To me it is the difference between training and education. In the former one learns a set of skills. In the latter one learns how to learn.
A former Dean of the School of Engineering at Robert College (now Boğaziçi University), Istanbul, had written a paper to this effect which I found in my desk when I started to teach there in 1969. And it was a principle I had to large extent learned through some combination of my home life and the teaching methods in my small (~15 per class, two classes to a room), rural, 1940-50s grade and high schools. Training in skills was not lacking. [Although the selection was very limited. I took bookkeeping as my elective as a 10th grader, since it was the only elective there was
]. We learned things such as the proper ways to fold letters, as well as our times tables, and cursive writing (at which I am still a total flop). These were, however, somehow taught in a manner which taught us how to learn, how to teach ourselves. This was certainly reinforced by my 1950s college (RPI) and 1960s grad school (RPI and MIT) education. The first time I became conscious of the fact that I had been and was being taught to learn was in grad school. Then the Dean’s paper at Robert College put it down in black and white.
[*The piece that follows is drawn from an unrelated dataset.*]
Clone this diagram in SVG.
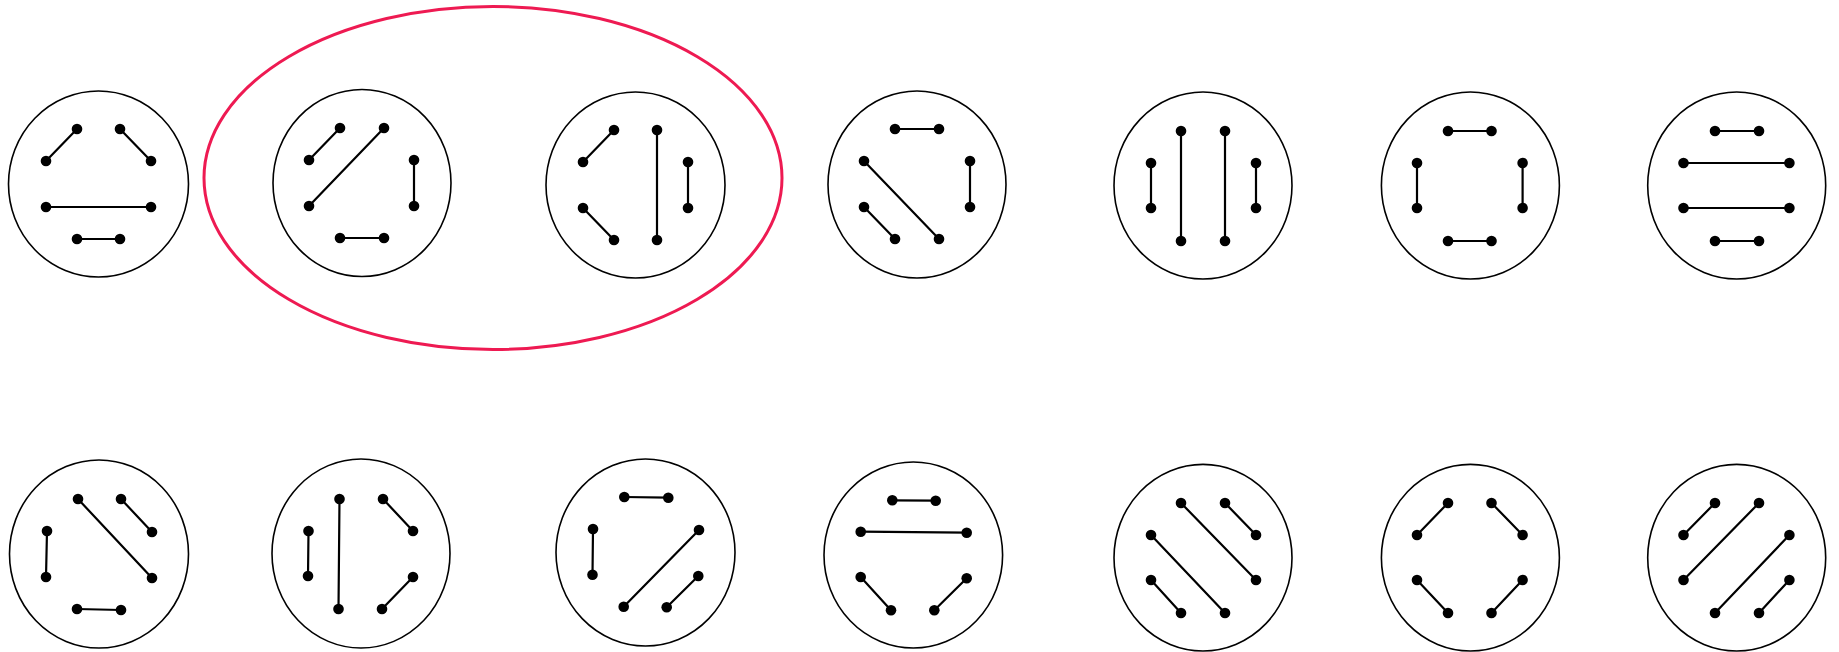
<svg xmlns="http://www.w3.org/2000/svg" width="1839" height="652" viewBox="0 0 1839 652">
<style>
.c{fill:none;stroke:#000;stroke-width:1.6}
.e{stroke:#000;stroke-width:2.2;stroke-linecap:round}
.d{fill:#000}
.g{fill:none;stroke:#ee1a52;stroke-width:3}
</style>
<rect width="1839" height="652" fill="#fff"/>
<g id="group-outline"><ellipse class="g" cx="493" cy="178" rx="289" ry="171.5"/></g>

<g id="n1">
<ellipse class="c" cx="98.5" cy="184" rx="90" ry="93"/>
<g class="connectors">
<line class="e" x1="46" y1="161" x2="77" y2="129"/><line class="e" x1="120" y1="129" x2="151" y2="161"/><line class="e" x1="46" y1="207" x2="151" y2="207"/><line class="e" x1="77" y1="239" x2="120" y2="239"/>
</g>
<g class="d"><circle cx="77" cy="129" r="5.3"/><circle cx="120" cy="129" r="5.3"/><circle cx="46" cy="161" r="5.3"/><circle cx="151" cy="161" r="5.3"/><circle cx="46" cy="207" r="5.3"/><circle cx="151" cy="207" r="5.3"/><circle cx="77" cy="239" r="5.3"/><circle cx="120" cy="239" r="5.3"/></g>
</g>

<g id="n2">
<ellipse class="c" cx="362" cy="183" rx="89" ry="93.5"/>
<g class="connectors">
<line class="e" x1="309" y1="160" x2="340" y2="128"/><line class="e" x1="309" y1="206" x2="384" y2="128"/><line class="e" x1="414" y1="160" x2="414" y2="206"/><line class="e" x1="340" y1="238" x2="384" y2="238"/>
</g>
<g class="d"><circle cx="340" cy="128" r="5.3"/><circle cx="384" cy="128" r="5.3"/><circle cx="309" cy="160" r="5.3"/><circle cx="414" cy="160" r="5.3"/><circle cx="309" cy="206" r="5.3"/><circle cx="414" cy="206" r="5.3"/><circle cx="340" cy="238" r="5.3"/><circle cx="384" cy="238" r="5.3"/></g>
</g>

<g id="n3">
<ellipse class="c" cx="635.5" cy="185" rx="89.5" ry="93"/>
<g class="connectors">
<line class="e" x1="583" y1="162" x2="614" y2="130"/><line class="e" x1="583" y1="208" x2="614" y2="240"/><line class="e" x1="657" y1="130" x2="657" y2="240"/><line class="e" x1="688" y1="162" x2="688" y2="208"/>
</g>
<g class="d"><circle cx="614" cy="130" r="5.3"/><circle cx="657" cy="130" r="5.3"/><circle cx="583" cy="162" r="5.3"/><circle cx="688" cy="162" r="5.3"/><circle cx="583" cy="208" r="5.3"/><circle cx="688" cy="208" r="5.3"/><circle cx="614" cy="240" r="5.3"/><circle cx="657" cy="240" r="5.3"/></g>
</g>

<g id="n4">
<ellipse class="c" cx="917" cy="184.5" rx="89" ry="93.5"/>
<g class="connectors">
<line class="e" x1="895" y1="129" x2="939" y2="129"/><line class="e" x1="864" y1="161" x2="939" y2="239"/><line class="e" x1="970" y1="161" x2="970" y2="207"/><line class="e" x1="864" y1="207" x2="895" y2="239"/>
</g>
<g class="d"><circle cx="895" cy="129" r="5.3"/><circle cx="939" cy="129" r="5.3"/><circle cx="864" cy="161" r="5.3"/><circle cx="970" cy="161" r="5.3"/><circle cx="864" cy="207" r="5.3"/><circle cx="970" cy="207" r="5.3"/><circle cx="895" cy="239" r="5.3"/><circle cx="939" cy="239" r="5.3"/></g>
</g>

<g id="n5">
<ellipse class="c" cx="1203" cy="185.5" rx="89" ry="93.5"/>
<g class="connectors">
<line class="e" x1="1151" y1="163" x2="1151" y2="208"/><line class="e" x1="1181" y1="131" x2="1181" y2="241"/><line class="e" x1="1225" y1="131" x2="1225" y2="241"/><line class="e" x1="1256" y1="163" x2="1256" y2="208"/>
</g>
<g class="d"><circle cx="1181" cy="131" r="5.3"/><circle cx="1225" cy="131" r="5.3"/><circle cx="1151" cy="163" r="5.3"/><circle cx="1256" cy="163" r="5.3"/><circle cx="1151" cy="208" r="5.3"/><circle cx="1256" cy="208" r="5.3"/><circle cx="1181" cy="241" r="5.3"/><circle cx="1225" cy="241" r="5.3"/></g>
</g>

<g id="n6">
<ellipse class="c" cx="1470.4" cy="185.5" rx="89" ry="93.5"/>
<g class="connectors">
<line class="e" x1="1448" y1="131" x2="1491.5" y2="131"/><line class="e" x1="1417" y1="163" x2="1417" y2="208"/><line class="e" x1="1522.6" y1="163" x2="1522.6" y2="208"/><line class="e" x1="1448" y1="241" x2="1491.5" y2="241"/>
</g>
<g class="d"><circle cx="1448" cy="131" r="5.3"/><circle cx="1491.5" cy="131" r="5.3"/><circle cx="1417" cy="163" r="5.3"/><circle cx="1522.6" cy="163" r="5.3"/><circle cx="1417" cy="208" r="5.3"/><circle cx="1522.6" cy="208" r="5.3"/><circle cx="1448" cy="241" r="5.3"/><circle cx="1491.5" cy="241" r="5.3"/></g>
</g>

<g id="n7">
<ellipse class="c" cx="1736.7" cy="185.5" rx="89" ry="93.5"/>
<g class="connectors">
<line class="e" x1="1715" y1="131" x2="1759" y2="131"/><line class="e" x1="1683.5" y1="163" x2="1789.4" y2="163"/><line class="e" x1="1683.5" y1="208" x2="1789.4" y2="208"/><line class="e" x1="1715" y1="241" x2="1759" y2="241"/>
</g>
<g class="d"><circle cx="1715" cy="131" r="5.3"/><circle cx="1759" cy="131" r="5.3"/><circle cx="1683.5" cy="163" r="5.3"/><circle cx="1789.4" cy="163" r="5.3"/><circle cx="1683.5" cy="208" r="5.3"/><circle cx="1789.4" cy="208" r="5.3"/><circle cx="1715" cy="241" r="5.3"/><circle cx="1759" cy="241" r="5.3"/></g>
</g>

<g id="n8">
<ellipse class="c" cx="99" cy="554" rx="89.5" ry="94"/>
<g class="connectors">
<line class="e" x1="47" y1="531" x2="46" y2="577"/><line class="e" x1="78" y1="499" x2="152" y2="578"/><line class="e" x1="121" y1="499" x2="152" y2="532"/><line class="e" x1="77" y1="609" x2="121" y2="610"/>
</g>
<g class="d"><circle cx="78" cy="499" r="5.3"/><circle cx="121" cy="499" r="5.3"/><circle cx="47" cy="531" r="5.3"/><circle cx="152" cy="532" r="5.3"/><circle cx="46" cy="577" r="5.3"/><circle cx="152" cy="578" r="5.3"/><circle cx="77" cy="609" r="5.3"/><circle cx="121" cy="610" r="5.3"/></g>
</g>

<g id="n9">
<ellipse class="c" cx="361" cy="553.5" rx="89" ry="94.5"/>
<g class="connectors">
<line class="e" x1="308.5" y1="531" x2="308" y2="576"/><line class="e" x1="339.5" y1="499" x2="338.5" y2="609"/><line class="e" x1="383" y1="499" x2="413" y2="531"/><line class="e" x1="413" y1="577" x2="382" y2="609"/>
</g>
<g class="d"><circle cx="339.5" cy="499" r="5.3"/><circle cx="383" cy="499" r="5.3"/><circle cx="308.5" cy="531" r="5.3"/><circle cx="413" cy="531" r="5.3"/><circle cx="308" cy="576" r="5.3"/><circle cx="413" cy="577" r="5.3"/><circle cx="338.5" cy="609" r="5.3"/><circle cx="382" cy="609" r="5.3"/></g>
</g>

<g id="n10">
<ellipse class="c" cx="645.5" cy="552.5" rx="89.5" ry="93.5"/>
<g class="connectors">
<line class="e" x1="624.3" y1="497" x2="668.3" y2="497.7"/><line class="e" x1="593" y1="529" x2="592.5" y2="574.7"/><line class="e" x1="699" y1="530" x2="623.7" y2="606.7"/><line class="e" x1="698.3" y1="576" x2="666.7" y2="607.3"/>
</g>
<g class="d"><circle cx="624.3" cy="497" r="5.3"/><circle cx="668.3" cy="497.7" r="5.3"/><circle cx="593" cy="529" r="5.3"/><circle cx="699" cy="530" r="5.3"/><circle cx="592.5" cy="574.7" r="5.3"/><circle cx="698.3" cy="576" r="5.3"/><circle cx="623.7" cy="606.7" r="5.3"/><circle cx="666.7" cy="607.3" r="5.3"/></g>
</g>

<g id="n11">
<ellipse class="c" cx="913.3" cy="555" rx="89.3" ry="93"/>
<g class="connectors">
<line class="e" x1="892.3" y1="500.3" x2="935.7" y2="500.7"/><line class="e" x1="860.7" y1="531.7" x2="966.7" y2="532.7"/><line class="e" x1="860.7" y1="577" x2="891" y2="610.3"/><line class="e" x1="966.7" y1="578.3" x2="934.3" y2="610.3"/>
</g>
<g class="d"><circle cx="892.3" cy="500.3" r="5.3"/><circle cx="935.7" cy="500.7" r="5.3"/><circle cx="860.7" cy="531.7" r="5.3"/><circle cx="966.7" cy="532.7" r="5.3"/><circle cx="860.7" cy="577" r="5.3"/><circle cx="966.7" cy="578.3" r="5.3"/><circle cx="891" cy="610.3" r="5.3"/><circle cx="934.3" cy="610.3" r="5.3"/></g>
</g>

<g id="n12">
<ellipse class="c" cx="1203" cy="557.7" rx="89" ry="93.3"/>
<g class="connectors">
<line class="e" x1="1181" y1="503" x2="1256" y2="580"/><line class="e" x1="1225" y1="503" x2="1256" y2="535"/><line class="e" x1="1151" y1="535" x2="1225" y2="613"/><line class="e" x1="1151" y1="580" x2="1181" y2="613"/>
</g>
<g class="d"><circle cx="1181" cy="503" r="5.3"/><circle cx="1225" cy="503" r="5.3"/><circle cx="1151" cy="535" r="5.3"/><circle cx="1256" cy="535" r="5.3"/><circle cx="1151" cy="580" r="5.3"/><circle cx="1256" cy="580" r="5.3"/><circle cx="1181" cy="613" r="5.3"/><circle cx="1225" cy="613" r="5.3"/></g>
</g>

<g id="n13">
<ellipse class="c" cx="1470.4" cy="557.7" rx="89" ry="93.3"/>
<g class="connectors">
<line class="e" x1="1417" y1="535" x2="1448" y2="503"/><line class="e" x1="1491.5" y1="503" x2="1522.6" y2="535"/><line class="e" x1="1417" y1="580" x2="1448" y2="613"/><line class="e" x1="1491.5" y1="613" x2="1522.6" y2="580"/>
</g>
<g class="d"><circle cx="1448" cy="503" r="5.3"/><circle cx="1491.5" cy="503" r="5.3"/><circle cx="1417" cy="535" r="5.3"/><circle cx="1522.6" cy="535" r="5.3"/><circle cx="1417" cy="580" r="5.3"/><circle cx="1522.6" cy="580" r="5.3"/><circle cx="1448" cy="613" r="5.3"/><circle cx="1491.5" cy="613" r="5.3"/></g>
</g>

<g id="n14">
<ellipse class="c" cx="1736.7" cy="557.7" rx="89" ry="93.3"/>
<g class="connectors">
<line class="e" x1="1683.5" y1="535" x2="1715" y2="503"/><line class="e" x1="1683.5" y1="580" x2="1759" y2="503"/><line class="e" x1="1715" y1="613" x2="1789.4" y2="535"/><line class="e" x1="1759" y1="613" x2="1789.4" y2="580"/>
</g>
<g class="d"><circle cx="1715" cy="503" r="5.3"/><circle cx="1759" cy="503" r="5.3"/><circle cx="1683.5" cy="535" r="5.3"/><circle cx="1789.4" cy="535" r="5.3"/><circle cx="1683.5" cy="580" r="5.3"/><circle cx="1789.4" cy="580" r="5.3"/><circle cx="1715" cy="613" r="5.3"/><circle cx="1759" cy="613" r="5.3"/></g>
</g>
</svg>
One thing that to me seems very important: Training in skills was not abandoned in my education at any level. Certain skills were essential, whether they be correct spelling or the ability to effectively use partial differential equations. And they were emphasized, not ignored. These skills were, however, taught in such a way as to teach me how to learn. I suspect that a very important aspect of this was an ever-present appeal to our needing to understand why, not just how, something was done the way it was. Why did one fold a letter in a particular way? Why does 7 + 2 = 9? Why do these things make sense?
Wisdom is the understanding of knowledge. Just ask Solomon’s teacher.